Os exemplos citados referem-se a períodos ditatoriais ou quase ditatoriais, em que a resistência seria inútil; os ministros trabalhavam com a espada pousada no pescoço. O período regido pela Constituição de 1946 foi de democracia e, como tal, os governantes eram eleitos e vigiam as liberdades. A espada não estava mais no pescoço, mas, reparando bem, estava na mesa, ao alcance da mão dos generais. A qualquer momento eles poderiam sentir-se tentados a empunhá-la. As investidas oposicionistas que levaram à crise e ao suicídio de Getúlio contaram com a rede de proteção dos militares. 

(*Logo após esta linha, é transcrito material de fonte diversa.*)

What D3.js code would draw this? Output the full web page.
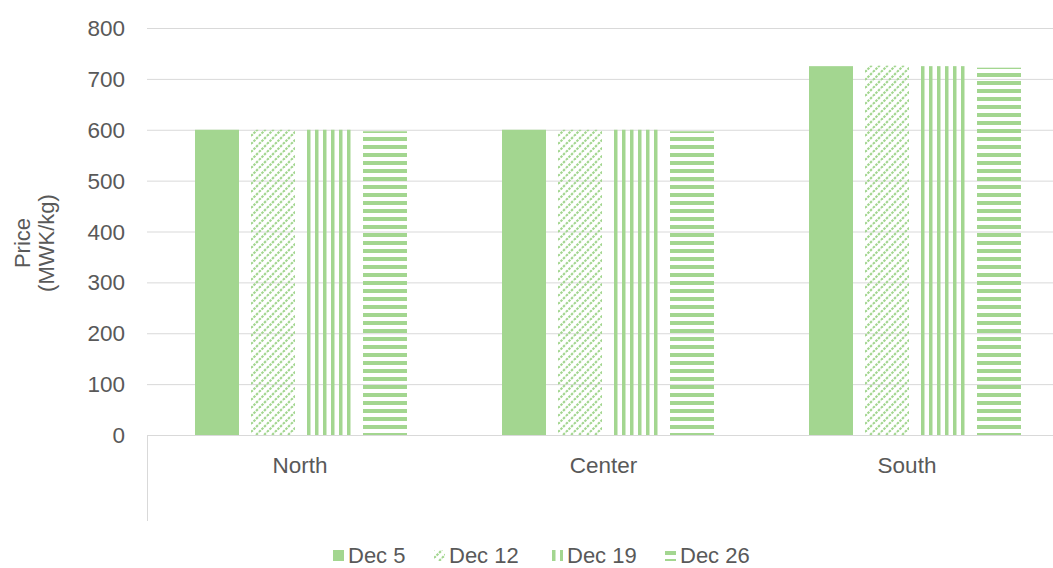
<!DOCTYPE html>
<html>
<head>
<meta charset="utf-8">
<script src="https://cdn.jsdelivr.net/npm/d3@7"></script>
<style>
  body { margin: 0; background: #fff; }
  text { font-family: "Liberation Sans", Arial, sans-serif; fill: #595959; }
</style>
</head>
<body>
<div id="chart"></div>
<script>
// DATA
var regions = ['North', 'Center', 'South'];
var weeks = ['Dec 5', 'Dec 12', 'Dec 19', 'Dec 26'];
var dec5 = [600, 600, 725];
var dec12 = [600, 600, 726];
var dec19 = [600, 600, 725];
var dec26 = [597, 597, 722];
var yTicks = [0, 100, 200, 300, 400, 500, 600, 700, 800];

var seriesVals = [dec5, dec12, dec19, dec26];
var green = '#a3d690';

var width = 1053, height = 568;
var svg = d3.select('#chart')
    .append('svg')
    .attr('width', width)
    .attr('height', height);

// patterns
var defs = svg.append('defs');

var pDiag = defs.append('pattern')
    .attr('id', 'pat1')
    .attr('patternUnits', 'userSpaceOnUse')
    .attr('width', 8).attr('height', 8);
[-8, 0, 8].forEach(function (o) {
    pDiag.append('line')
        .attr('x1', o).attr('y1', 8)
        .attr('x2', o + 8).attr('y2', 0)
        .attr('stroke', green)
        .attr('stroke-width', 2.2)
        .attr('stroke-dasharray', '2.5,1.1');
});

defs.append('pattern')
    .attr('id', 'pat2')
    .attr('patternUnits', 'userSpaceOnUse')
    .attr('width', 8).attr('height', 8)
    .append('rect')
    .attr('x', 0).attr('y', 0)
    .attr('width', 3.5).attr('height', 8)
    .attr('fill', green);

defs.append('pattern')
    .attr('id', 'pat3')
    .attr('patternUnits', 'userSpaceOnUse')
    .attr('width', 8).attr('height', 8)
    .append('rect')
    .attr('x', 0).attr('y', 1)
    .attr('width', 8).attr('height', 4)
    .attr('fill', green);

var fills = [green, 'url(#pat1)', 'url(#pat2)', 'url(#pat3)'];

// scales
var x0 = d3.scaleBand()
    .domain(regions)
    .range([147, 1068]);

var x1 = d3.scaleBand()
    .domain(weeks)
    .range([48, 260])
    .paddingInner(12 / 56)
    .paddingOuter(0);

// label positions (axis category centres)
var xLabel = d3.scalePoint()
    .domain(regions)
    .range([300, 907]);

var y = d3.scaleLinear()
    .domain([0, 800])
    .range([435, 28]);

// gridlines
svg.append('g')
    .selectAll('line')
    .data(yTicks.slice(1))
    .enter()
    .append('line')
    .attr('x1', 147).attr('x2', 1053)
    .attr('y1', d => y(d) + 0.5).attr('y2', d => y(d) + 0.5)
    .attr('stroke', '#d9d9d9')
    .attr('stroke-width', 1);

// y tick labels
svg.append('g')
    .selectAll('text')
    .data(yTicks)
    .enter()
    .append('text')
    .attr('x', 125)
    .attr('y', d => y(d) + 8)
    .attr('text-anchor', 'end')
    .style('font-size', '22.5px')
    .text(d => d);

// y title
var yTitle = svg.append('text')
    .attr('transform', 'translate(0, 243)rotate(-90)')
    .attr('text-anchor', 'middle')
    .style('font-size', '22px');
yTitle.append('tspan').attr('x', 0).attr('y', 30).text('Price');
yTitle.append('tspan').attr('x', 0).attr('y', 54).text('(MWK/kg)');

// bars
var groups = svg.append('g')
    .selectAll('g')
    .data(regions)
    .enter()
    .append('g')
    .attr('transform', d => 'translate(' + x0(d) + ',0)');

groups.selectAll('rect')
    .data((r, ri) => weeks.map((w, wi) => ({ week: w, wi: wi, value: seriesVals[wi][ri] })))
    .enter()
    .append('rect')
    .attr('x', d => x1(d.week))
    .attr('y', d => y(d.value))
    .attr('width', x1.bandwidth())
    .attr('height', d => y(0) - y(d.value))
    .attr('fill', d => fills[d.wi]);

// axes lines
svg.append('line')
    .attr('x1', 147).attr('x2', 1053)
    .attr('y1', 435.5).attr('y2', 435.5)
    .attr('stroke', '#d9d9d9');
svg.append('line')
    .attr('x1', 147.5).attr('x2', 147.5)
    .attr('y1', 435).attr('y2', 521)
    .attr('stroke', '#d9d9d9');

// category labels
svg.append('g')
    .selectAll('text')
    .data(regions)
    .enter()
    .append('text')
    .attr('x', d => xLabel(d))
    .attr('y', 473)
    .attr('text-anchor', 'middle')
    .style('font-size', '22.5px')
    .text(d => d);

// legend
var legendX = [333, 434, 552, 665];
var legend = svg.append('g')
    .selectAll('g')
    .data(weeks)
    .enter()
    .append('g')
    .attr('transform', (d, i) => 'translate(' + legendX[i] + ',550)');

legend.append('rect')
    .attr('width', 11).attr('height', 11)
    .attr('fill', (d, i) => fills[i]);

legend.append('text')
    .attr('x', 15)
    .attr('y', 13)
    .style('font-size', '22px')
    .text(d => d);
</script>
</body>
</html>
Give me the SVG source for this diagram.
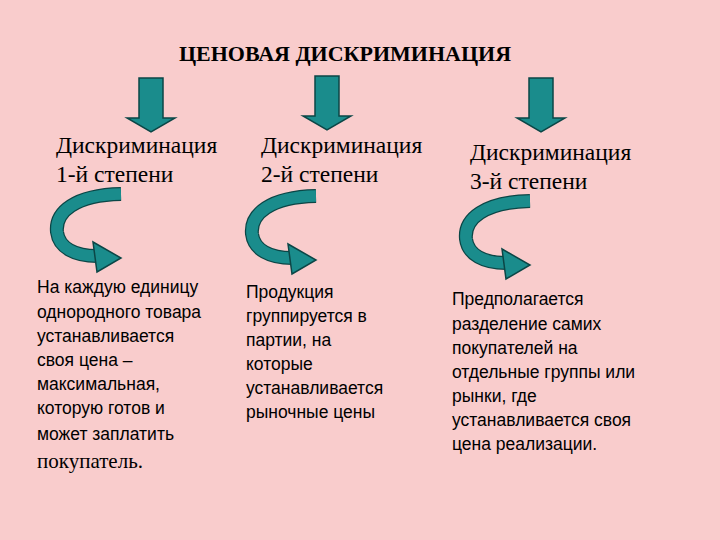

Outro militar, o general Henrique Teixeira Lott, ministro da Guerra, vai reger em seguida o entra e sai de substitutos de Getúlio (Café Filho, vice-presidente; Carlos Luz, presidente da Câmara; Nereu Ramos, presidente do Senado) e garantir a posse do presidente eleito Juscelino Kubitschek. Na renúncia de Jânio Quadros, militares vão opor seu veto à posse do vice, João Goulart, e concordar com ela só depois de acertada a implantação de um regime parlamentarista. Enfim, militares vão acabar com a festa ao depor João Goulart. Eles detinham a ultima ratio, o poder dos poderes, a vontade sobre a qual nenhuma outra prevaleceria. Supremos eram eles, não o Supremo. E com isso chegamos à feição central dos dias que correm: hoje, supremo é o Supremo.

“Democracia e constitucionalismo são concepções políticas distintas”, ensina Oscar Vilhena Vieira, diretor da Escola de Direito paulista da Fundação Getulio Vargas, no livro Supremo Tribunal Federal — Jurisprudência Política, publicado em 1994. “À democracia importa, fundamentalmente, discutir a origem e o exercício do poder pela maioria; já o constitucionalismo moderno, através da separação de poderes e de uma declaração de direitos, irá preocupar-se com os limites do poder, seja este exercido pelo rei ou pelo povo.”